_YOUR GOAL_
Your task is to transcribe all of the data below exactly, omitting the images.

— Start —

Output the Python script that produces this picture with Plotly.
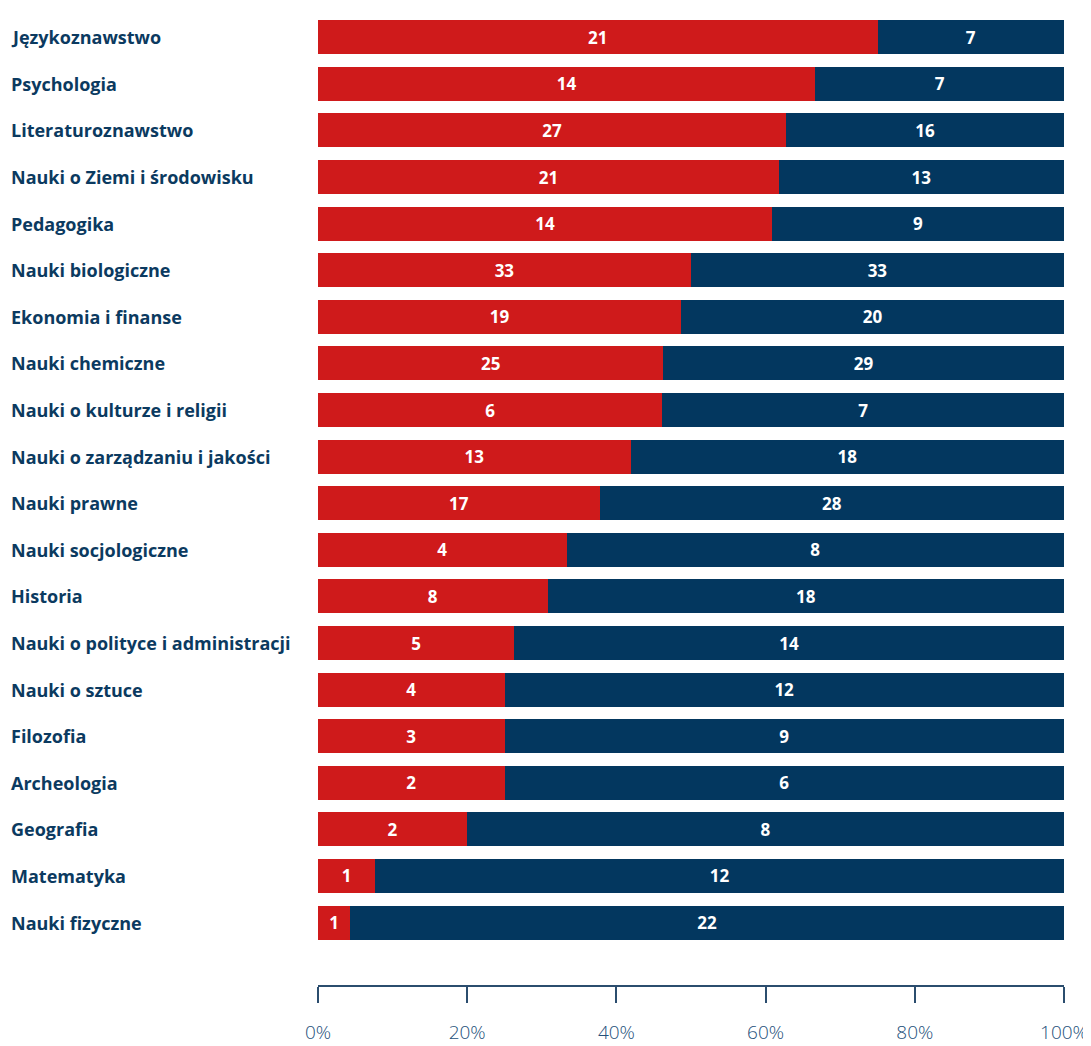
import plotly.graph_objects as go

categories = ["Językoznawstwo", "Psychologia", "Literaturoznawstwo", "Nauki o Ziemi i środowisku",
              "Pedagogika", "Nauki biologiczne", "Ekonomia i finanse", "Nauki chemiczne",
              "Nauki o kulturze i religii", "Nauki o zarządzaniu i jakości", "Nauki prawne",
              "Nauki socjologiczne", "Historia", "Nauki o polityce i administracji", "Nauki o sztuce",
              "Filozofia", "Archeologia", "Geografia", "Matematyka", "Nauki fizyczne"]
red_values = [21, 14, 27, 21, 14, 33, 19, 25, 6, 13, 17, 4, 8, 5, 4, 3, 2, 2, 1, 1]
blue_values = [7, 7, 16, 13, 9, 33, 20, 29, 7, 18, 28, 8, 18, 14, 12, 9, 6, 8, 12, 22]
tick_values = [0, 20, 40, 60, 80, 100]
tick_labels = ["0%", "20%", "40%", "60%", "80%", "100%"]

RED = "#CF1A1B"
BLUE = "#03375F"
LABEL = "#0B3A60"
OFF = 8  # default page body margin
W, H = 1091 - OFF, 1046 - OFF
L, R, T, B = 318 - OFF, 27, 14 - OFF, 61

fig = go.Figure()
for vals, col in [(red_values, RED), (blue_values, BLUE)]:
    fig.add_trace(go.Bar(
        y=categories, x=vals, orientation="h", marker=dict(color=col, line=dict(width=0)),
        text=[str(v) for v in vals], textposition="inside", insidetextanchor="middle",
        textfont=dict(family="Open Sans", size=17, color="white", weight="bold"),
        constraintext="none", hoverinfo="skip", showlegend=False,
    ))

n = len(categories)
fig.update_layout(
    width=W, height=H, barmode="stack", barnorm="percent", bargap=0.27,
    margin=dict(l=L, r=R, t=T, b=B, pad=0),
    paper_bgcolor="white", plot_bgcolor="white",
    xaxis=dict(range=[0, 100], tickvals=tick_values, ticktext=tick_labels, automargin=False,
               showgrid=False, zeroline=False, showline=True, linecolor="#2B4D6E", linewidth=1.5,
               ticks="outside", ticklen=16, tickwidth=1.5, tickcolor="#2B4D6E",
               ticklabelstandoff=13,
               tickfont=dict(family="Open Sans", size=19, color="#24507A", weight=300)),
    yaxis=dict(type="category", categoryorder="array", categoryarray=categories,
               range=[n + 0.34, -0.5], showticklabels=False, showgrid=False, automargin=False,
               zeroline=False, showline=False, ticks=""),
)

for c in categories:
    fig.add_annotation(x=(9 - 318) / (W - L - R), xref="paper", y=c, yref="y",
                       text=c, showarrow=False, xanchor="left", yanchor="middle",
                       font=dict(family="Open Sans", size=18, color=LABEL, weight="bold"))

fig.write_html("out.html")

— End —

_WORKED SOLUTION_
Output the Python script that produces this picture with Plotly.
import plotly.graph_objects as go

categories = ["Językoznawstwo", "Psychologia", "Literaturoznawstwo", "Nauki o Ziemi i środowisku",
              "Pedagogika", "Nauki biologiczne", "Ekonomia i finanse", "Nauki chemiczne",
              "Nauki o kulturze i religii", "Nauki o zarządzaniu i jakości", "Nauki prawne",
              "Nauki socjologiczne", "Historia", "Nauki o polityce i administracji", "Nauki o sztuce",
              "Filozofia", "Archeologia", "Geografia", "Matematyka", "Nauki fizyczne"]
red_values = [21, 14, 27, 21, 14, 33, 19, 25, 6, 13, 17, 4, 8, 5, 4, 3, 2, 2, 1, 1]
blue_values = [7, 7, 16, 13, 9, 33, 20, 29, 7, 18, 28, 8, 18, 14, 12, 9, 6, 8, 12, 22]
tick_values = [0, 20, 40, 60, 80, 100]
tick_labels = ["0%", "20%", "40%", "60%", "80%", "100%"]

RED = "#CF1A1B"
BLUE = "#03375F"
LABEL = "#0B3A60"
OFF = 8  # default page body margin
W, H = 1091 - OFF, 1046 - OFF
L, R, T, B = 318 - OFF, 27, 14 - OFF, 61

fig = go.Figure()
for vals, col in [(red_values, RED), (blue_values, BLUE)]:
    fig.add_trace(go.Bar(
        y=categories, x=vals, orientation="h", marker=dict(color=col, line=dict(width=0)),
        text=[str(v) for v in vals], textposition="inside", insidetextanchor="middle",
        textfont=dict(family="Open Sans", size=17, color="white", weight="bold"),
        constraintext="none", hoverinfo="skip", showlegend=False,
    ))

n = len(categories)
fig.update_layout(
    width=W, height=H, barmode="stack", barnorm="percent", bargap=0.27,
    margin=dict(l=L, r=R, t=T, b=B, pad=0),
    paper_bgcolor="white", plot_bgcolor="white",
    xaxis=dict(range=[0, 100], tickvals=tick_values, ticktext=tick_labels, automargin=False,
               showgrid=False, zeroline=False, showline=True, linecolor="#2B4D6E", linewidth=1.5,
               ticks="outside", ticklen=16, tickwidth=1.5, tickcolor="#2B4D6E",
               ticklabelstandoff=13,
               tickfont=dict(family="Open Sans", size=19, color="#24507A", weight=300)),
    yaxis=dict(type="category", categoryorder="array", categoryarray=categories,
               range=[n + 0.34, -0.5], showticklabels=False, showgrid=False, automargin=False,
               zeroline=False, showline=False, ticks=""),
)

for c in categories:
    fig.add_annotation(x=(9 - 318) / (W - L - R), xref="paper", y=c, yref="y",
                       text=c, showarrow=False, xanchor="left", yanchor="middle",
                       font=dict(family="Open Sans", size=18, color=LABEL, weight="bold"))

fig.write_html("out.html")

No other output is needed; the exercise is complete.